*Data provided*
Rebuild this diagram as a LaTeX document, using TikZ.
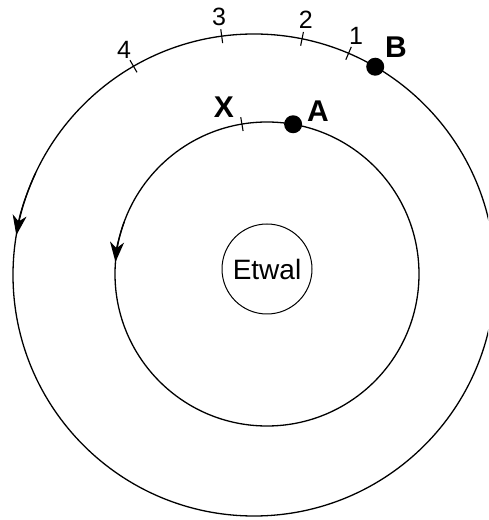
\documentclass[tikz,border=0pt]{standalone}
\usepackage{fontspec}
\setmainfont{Liberation Sans}
\usetikzlibrary{arrows.meta, calc}

\begin{document}
\begin{tikzpicture}[x=1pt, y=1pt,
        orbit/.style={draw, line width=1.3pt},
        orbitmark/.style={line width=1.1pt},
        heading/.style={-{Stealth[length=20pt, width=14pt, inset=6pt]}, line width=1.3pt},
        planet/.style={circle, fill, inner sep=0pt, minimum size=18pt},
        num/.style={inner sep=0pt, font=\fontsize{25}{25}\selectfont},
        letter/.style={inner sep=0pt, font=\fontsize{30}{30}\selectfont\bfseries}
    ]
    \useasboundingbox (0,0) rectangle (488,520);
    \clip (0,0) rectangle (488,520);

    % Centres
    \coordinate (outerc) at (254,245);
    \coordinate (innerc) at (267,246);

    % Star
    \node[circle, draw, line width=1pt, minimum size=90pt, inner sep=0pt, font=\fontsize{28}{28}\selectfont] (etwal) at (267,251) {Etwal};

    % Orbits
    \draw[orbit] (outerc) circle[radius=241];
    \draw[orbit] (innerc) circle[radius=152];

    % Direction of motion
    \draw[heading] ($(outerc)+(155:241)$) arc[start angle=155, end angle=170.5, radius=241];
    \draw[heading] ($(innerc)+(160:152)$) arc[start angle=160, end angle=175.5, radius=152];

    % Marks on outer orbit
    \foreach \ang/\n in {66.9/1, 78.5/2, 97.7/3, 120/4} {
        \draw[orbitmark] ($(outerc)+(\ang:234)$) -- ($(outerc)+(\ang:248)$);
        \node[num] (mark\n) at ($(outerc)+(\ang:260)$) {\n};
    }

    % Mark on inner orbit
    \draw[orbitmark] ($(innerc)+(99.5:145)$) -- ($(innerc)+(99.5:159)$);

    % Planets
    \node[planet] (b) at ($(outerc)+(59.8:241)$) {};
    \node[planet] (a) at ($(innerc)+(80.1:152)$) {};

    % Labels
    \node[letter] (blabel) at (396,473) {B};
    \node[letter] (alabel) at (318,409) {A};
    \node[letter] (xlabel) at (224,413) {X};
\end{tikzpicture}
\end{document}
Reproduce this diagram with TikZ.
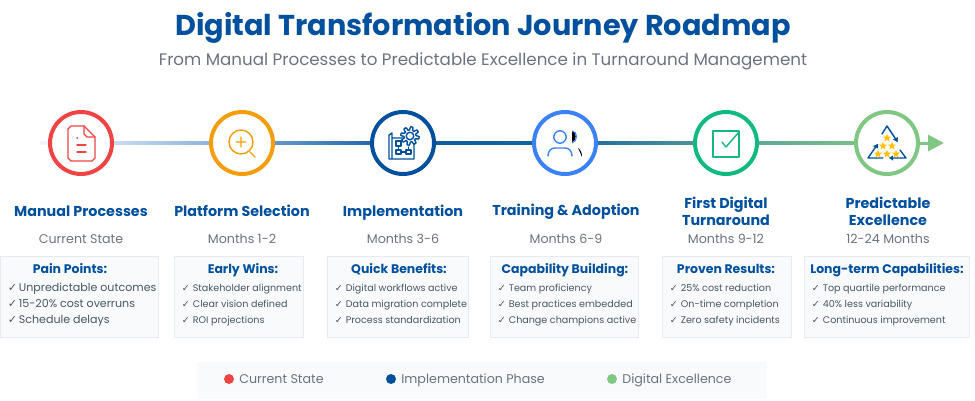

*What is asked*
Write out the material above once more, exactly as it reads, with no pictures.

*Problem solution*
Rebuild this diagram as a LaTeX document, using TikZ.
\documentclass[tikz,border=0pt]{standalone}
\usepackage{fontspec}
\setmainfont{Liberation Sans}
\usetikzlibrary{arrows.meta, calc}

\begin{document}
\begin{tikzpicture}[x=1pt, y=1pt,
        orbit/.style={draw, line width=1.3pt},
        orbitmark/.style={line width=1.1pt},
        heading/.style={-{Stealth[length=20pt, width=14pt, inset=6pt]}, line width=1.3pt},
        planet/.style={circle, fill, inner sep=0pt, minimum size=18pt},
        num/.style={inner sep=0pt, font=\fontsize{25}{25}\selectfont},
        letter/.style={inner sep=0pt, font=\fontsize{30}{30}\selectfont\bfseries}
    ]
    \useasboundingbox (0,0) rectangle (488,520);
    \clip (0,0) rectangle (488,520);

    % Centres
    \coordinate (outerc) at (254,245);
    \coordinate (innerc) at (267,246);

    % Star
    \node[circle, draw, line width=1pt, minimum size=90pt, inner sep=0pt, font=\fontsize{28}{28}\selectfont] (etwal) at (267,251) {Etwal};

    % Orbits
    \draw[orbit] (outerc) circle[radius=241];
    \draw[orbit] (innerc) circle[radius=152];

    % Direction of motion
    \draw[heading] ($(outerc)+(155:241)$) arc[start angle=155, end angle=170.5, radius=241];
    \draw[heading] ($(innerc)+(160:152)$) arc[start angle=160, end angle=175.5, radius=152];

    % Marks on outer orbit
    \foreach \ang/\n in {66.9/1, 78.5/2, 97.7/3, 120/4} {
        \draw[orbitmark] ($(outerc)+(\ang:234)$) -- ($(outerc)+(\ang:248)$);
        \node[num] (mark\n) at ($(outerc)+(\ang:260)$) {\n};
    }

    % Mark on inner orbit
    \draw[orbitmark] ($(innerc)+(99.5:145)$) -- ($(innerc)+(99.5:159)$);

    % Planets
    \node[planet] (b) at ($(outerc)+(59.8:241)$) {};
    \node[planet] (a) at ($(innerc)+(80.1:152)$) {};

    % Labels
    \node[letter] (blabel) at (396,473) {B};
    \node[letter] (alabel) at (318,409) {A};
    \node[letter] (xlabel) at (224,413) {X};
\end{tikzpicture}
\end{document}
Reproduce this diagram with TikZ.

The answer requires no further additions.